Telegiornaliste
anno V N. 11 (182) del 23 marzo 2009
Alessio Viola, un
giornalismo aperto al mondo
di Giuseppe Bosso
Nato a Roma,
Alessio Viola è giornalista professionista
dal 2003. Dopo aver mosso i primi passi nel
mondo della carta stampata, nel 2005 approda
alla redazione di Skytg24.
Alessio, un bene o un male oscurare
Skytg24 dopo aver trasmesso in chiaro per
anni?
«Per alcuni versi non è stata una cosa positiva,
ma gli anni in cui siamo stati visibili a tutti
ci hanno fatto conoscere ed apprezzare. Penso
che le offerte di Sky con i vari pacchetti in
cui è compreso anche il nostro canale siano poi
molto vantaggiose anche in termini di prezzo,
per cui abbiamo fatto un buon rodaggio. Per il
resto, sono comunque scelte di politica
aziendale».
Dalla carta stampata ti sei trovato
catapultato in tv, per giunta nel canale all
news per eccellenza. Che ricordi hai del tuo
primo impatto con la redazione?
«Bellissimo ma anche traumatico per alcuni versi.
La lunga gavetta che ho fatto per oltre dieci
anni sulla carta stampata è stata fondamentale,
ma la televisione è un sogno che ho coltivato da
sempre, da appassionato di spettacolo. Entrando
in una redazione televisiva ho vissuto un
passaggio inizialmente non facile: è stato
davvero come se avessi dovuto di colpo azzerare
quello che avevo fatto, consapevole di dovermi
adeguare ai nuovi ritmi. Ma a parte questo, è
stato un passaggio temporaneo che ho superato
grazie al lavoro e alla passione».
Il bello e il brutto di lavorare in un canale
operativo 24 ore su 24?
«Il positivo è sicuramente che siamo aperti al
mondo e che non c’è un orario preciso per gli
approfondimenti, ma siamo attenti minuto per
minuto a quello che succede nel mondo.
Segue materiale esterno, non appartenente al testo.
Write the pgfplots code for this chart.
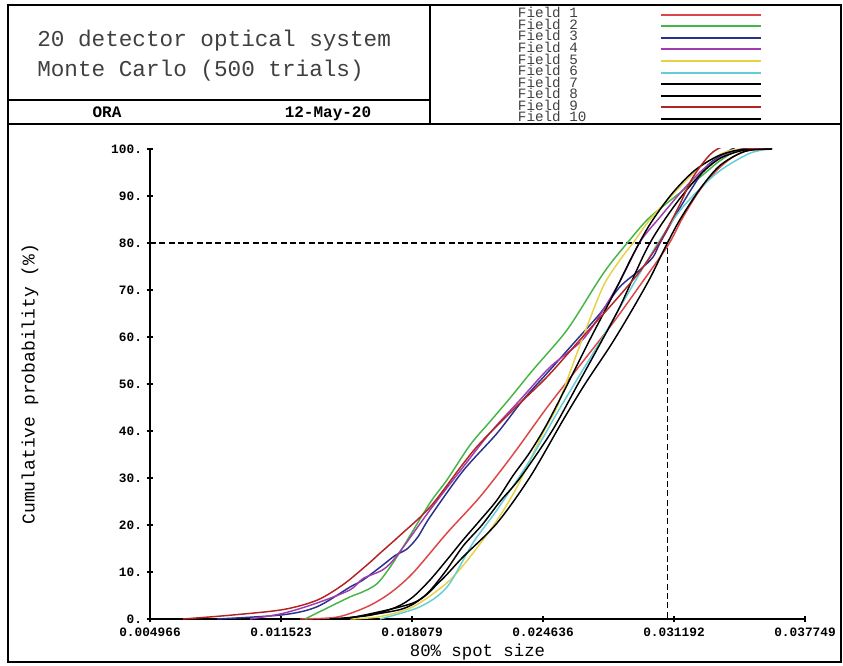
\documentclass[border=0pt]{standalone}
\usepackage{fontspec}
\setmainfont{Liberation Mono}
\usepackage{pgfplots}
\pgfplotsset{compat=1.18}

\definecolor{fone}{RGB}{220,70,70}
\definecolor{ftwo}{RGB}{70,180,70}
\definecolor{fthree}{RGB}{40,50,140}
\definecolor{ffour}{RGB}{160,60,175}
\definecolor{ffive}{RGB}{230,210,70}
\definecolor{fsix}{RGB}{100,205,215}
\definecolor{fnine}{RGB}{180,35,35}

\begin{document}
\begin{tikzpicture}[x=0.75pt,y=0.75pt]
\useasboundingbox (0,0) rectangle (843,665);
% frame and header boxes
\draw[line width=1.5pt] (8,3) rectangle (841,660);
\draw[line width=1.5pt] (430,660) -- (430,541);
\draw[line width=1.5pt] (8,541) -- (841,541);
\draw[line width=1.5pt] (8,565) -- (430,565);
\node[anchor=base west, inner sep=0pt, text=black!75, font=\fontsize{17}{17}\selectfont]
  at (37,618) {20 detector optical system};
\node[anchor=base west, inner sep=0pt, text=black!75, font=\fontsize{17}{17}\selectfont]
  at (37,588) {Monte Carlo (500 trials)};
\node[anchor=base, inner sep=0pt, font=\bfseries\fontsize{12}{12}\selectfont] at (107,547) {ORA};
\node[anchor=base, inner sep=0pt, font=\bfseries\fontsize{12}{12}\selectfont] at (328,547) {12-May-20};

\begin{axis}[
  at={(112.5pt,34.5pt)}, anchor=south west,
  scale only axis, width=491.25pt, height=352.5pt,
  xmin=0.004966, xmax=0.037749, ymin=0, ymax=100,
  axis x line=bottom, axis y line=left,
  axis line style={-, line width=1.1pt},
  tick style={black, line width=1pt},
  tick align=center, major tick length=5pt,
  scaled x ticks=false,
  xtick={0.004966,0.011523,0.018079,0.024636,0.031192,0.037749},
  xticklabels={0.004966,0.011523,0.018079,0.024636,0.031192,0.037749},
  ytick={0,10,20,30,40,50,60,70,80,90,100},
  yticklabels={0.,10.,20.,30.,40.,50.,60.,70.,80.,90.,100.},
  tick label style={font=\bfseries\fontsize{9.6}{9.6}\selectfont},
  xticklabel style={yshift=-1pt},
  xlabel={80\% spot size},
  ylabel={Cumulative probability (\%)},
  xlabel style={at={(axis description cs:0.5,-0.0702)}, anchor=center,
                font=\fontsize{13}{13}\selectfont},
  ylabel style={at={(axis description cs:-0.1832,0.5)}, anchor=center, rotate=0,
                font=\fontsize{13.5}{13.5}\selectfont},
  legend plot pos=right,
  legend cell align=left,
  legend image code/.code={\draw[#1, line width=1.5pt] (0pt,0pt) -- (75pt,0pt);},
  legend style={at={(axis description cs:0.5618,1.2979)}, anchor=north west,
    draw=none, fill=none, inner sep=0pt, outer sep=0pt,
    row sep=0pt, column sep=55pt,
    font=\fontsize{10.7}{10.7}\selectfont, text=black!75,
    nodes={inner sep=0pt, text height=6.62pt, text depth=2.06pt, anchor=west}},
  every axis plot/.append style={line width=1.1pt, smooth},
]
\addplot[black, line width=0.8pt, dash pattern=on 4.5pt off 2.5pt, sharp plot, forget plot]
  coordinates {(0.004966,80) (0.03089,80) (0.03089,0)};

% Field 1
\addplot[fone] coordinates {
(0.012474,0) (0.014325,0.4) (0.015827,2.6) (0.016978,5.5) (0.018129,9.8)
(0.019831,18.3) (0.021483,26) (0.023134,35) (0.024836,45) (0.026488,54)
(0.028139,63) (0.029491,71) (0.030892,79.5) (0.031643,85.5) (0.032494,91.3)
(0.033344,95.5) (0.034145,98.3) (0.034996,99.8) (0.036097,100)};
\addlegendentry{Field 1}
% Field 2
\addplot[ftwo] coordinates {
(0.012724,0) (0.013625,1.9) (0.014976,4.7) (0.015627,5.8) (0.016327,7.5)
(0.016978,11) (0.017629,15.3) (0.018980,24.7) (0.019831,29.6) (0.020982,37)
(0.021983,42) (0.022984,47) (0.024135,53) (0.025837,61.5) (0.027338,71.5)
(0.027989,75.5) (0.028890,80.2) (0.029841,84.9) (0.030842,88.5) (0.032494,94)
(0.033495,97.5) (0.034496,99.8) (0.036097,100)};
\addlegendentry{Field 2}
% Field 3
\addplot[fthree] coordinates {
(0.008319,0) (0.011623,0.9) (0.013324,2.6) (0.014976,6.8) (0.015627,8.3)
(0.016628,11.5) (0.017228,13.5) (0.017829,14.9) (0.018379,17.5) (0.018980,21.7)
(0.020632,31.5) (0.022333,39.5) (0.023635,46.6) (0.024986,53) (0.026237,59)
(0.027489,65) (0.028490,70.7) (0.029491,74.3) (0.030141,77) (0.030492,80)
(0.031343,86.4) (0.032143,92) (0.032994,97) (0.034646,101.2) (0.035346,101.4)
(0.036097,100.4)};
\addlegendentry{Field 3}
% Field 4
\addplot[ffour] coordinates {
(0.009971,0) (0.011623,1.2) (0.013324,3.4) (0.014976,6.2) (0.015627,8.6)
(0.016628,10.5) (0.017328,13.5) (0.018980,23.2) (0.020632,32.3) (0.021983,39.6)
(0.023485,46.6) (0.024986,53.6) (0.026738,60) (0.028339,70.7) (0.029491,80.2)
(0.030492,85.5) (0.031643,91.3) (0.032744,96) (0.033995,99.3) (0.034996,100.2)
(0.036097,100)};
\addlegendentry{Field 4}
% Field 5
\addplot[ffive] coordinates {
(0.014976,0) (0.016478,0.5) (0.018129,2.6) (0.019831,7.7) (0.020982,13.2)
(0.022333,21) (0.023334,28.1) (0.024636,39.6) (0.025336,45.1) (0.025987,52.5)
(0.026638,60) (0.027639,70.7) (0.028490,76.4) (0.029140,80) (0.029991,85)
(0.031343,91.3) (0.032494,96.2) (0.033144,98) (0.034145,99.8) (0.036097,100)};
\addlegendentry{Field 5}
% Field 6
\addplot[fsix] coordinates {
(0.016478,0) (0.018480,2.6) (0.019831,6.8) (0.021132,16.2) (0.022333,23.2)
(0.023985,33.8) (0.025336,43.8) (0.026488,52) (0.027639,60) (0.028990,70)
(0.030392,80) (0.031643,87.7) (0.033344,94.9) (0.034996,99.1) (0.036097,100)};
\addlegendentry{Field 6}
% Field 7
\addplot[black] coordinates {
(0.013975,0) (0.015977,0.8) (0.017328,2.6) (0.018129,4.7) (0.018980,8.3)
(0.019831,12.6) (0.020632,16.8) (0.021483,21) (0.022333,25.3) (0.023134,30.5)
(0.023985,35.5) (0.024836,41.5) (0.025987,51) (0.026988,59.5) (0.028089,68.5)
(0.029140,77.5) (0.029991,84) (0.031092,90.5) (0.032243,95.5) (0.033495,98.7)
(0.034746,100) (0.036097,100)};
\addlegendentry{Field 7}
% Field 8
\addplot[black] coordinates {
(0.014476,0) (0.017479,2) (0.018730,5) (0.019731,10) (0.020632,15.5)
(0.021583,20) (0.022484,25) (0.023485,30) (0.025086,40) (0.026387,50)
(0.027489,58.5) (0.028490,66.5) (0.029741,78) (0.030492,83.5) (0.031493,89.5)
(0.032494,94.5) (0.033495,98) (0.034746,99.8) (0.036097,100)};
\addlegendentry{Field 8}
% Field 9
\addplot[fnine] coordinates {
(0.006618,0) (0.008970,0.8) (0.011623,2.0) (0.013324,4.0) (0.014626,7.3)
(0.015827,11.5) (0.016478,14.0) (0.017479,17.8) (0.018980,23.8) (0.020632,33.0)
(0.021483,37.4) (0.023134,44.5) (0.024836,51.5) (0.026488,59.4) (0.028139,67.2)
(0.029491,74) (0.030492,80.3) (0.031343,87) (0.032143,94) (0.032994,98.8)
(0.033645,100.5) (0.034345,100.6) (0.034996,100.1) (0.036097,100)};
\addlegendentry{Field 9}
% Field 10
\addplot[black] coordinates {
(0.014726,0) (0.018129,3.4) (0.019481,8) (0.020632,13.2) (0.022333,20.4)
(0.023985,30.2) (0.025637,42.3) (0.026738,50) (0.027989,58) (0.028990,65)
(0.029991,72.5) (0.030742,79) (0.031493,85) (0.032494,91.5) (0.033495,96.5)
(0.034746,99.5) (0.036097,100)};
\addlegendentry{Field 10}
\end{axis}
\end{tikzpicture}
\end{document}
Mi è
capitato, giorni fa, di leggere un depliant
pubblicitario di un canale straniero più o meno
come Skytg24, che rendeva bene l’idea di quella
che è la nostra attività: non esiste un orario
per una notizia. Per contro, ovviamente, ci sono
ovvi problemi di stanchezza per i carichi di
lavoro che ti porta questo tipo di informazione.
E' come doversi prendere cura di un bambino. Ma
sono cose che si superano di fronte alle
soddisfazioni che ti porta».
Agli inizi della tua carriera hai scritto
anche di Formula 1. Come giudichi le nuove norme
del Campionato mondiale che andranno a premiare
il pilota che vincerà più gare piuttosto che
quello che farà più punti?
«E' una riforma da valutare ma tutto sommato,
rispetto a tante cose che si sono proposte per
rinnovare la Formula 1, è forse la meno
criticabile».
Sei un grande estimatore di David Letterman a
quanto dici: un programma come il suo ci
vorrebbe nei nostri palinsesti?
«Assolutamente sì. Apprezzo molto il suo riuscire
a conciliare satira e attualità. In Italia forse
un programma di quel tipo lo prova a fare Fabio
Fazio, sia pure con molto buonismo nelle sue
interviste. Chi forse ci è più andato vicino era
il Daniele Luttazzi di Barracuda, anni
fa. Aveva forse una maggiore "cattiveria" simile
allo showman americano. Ci vorrebbe, sì, davvero
uno show come quello».
Hai dichiarato che un giornalista, per essere
tale, deve riuscire a non prendersi troppo sul
serio. Sarai a conoscenza dei fuori onda che
propone il
blog di
Andrea Atzori; pensi che siano un aspetto di
questa caratteristica?
«Conosco il blog di Atzori. Beh, ritengo che
quello di non prendersi troppo sul serio per far
fronte a quei piccoli schizzi di onnipotenza che
ti può creare il mezzo televisivo sia una dote
importante per poter fare bene il nostro lavoro,
per i ritmi che ti comporta. E, oltre a questo,
anche molta curiosità verso le cose».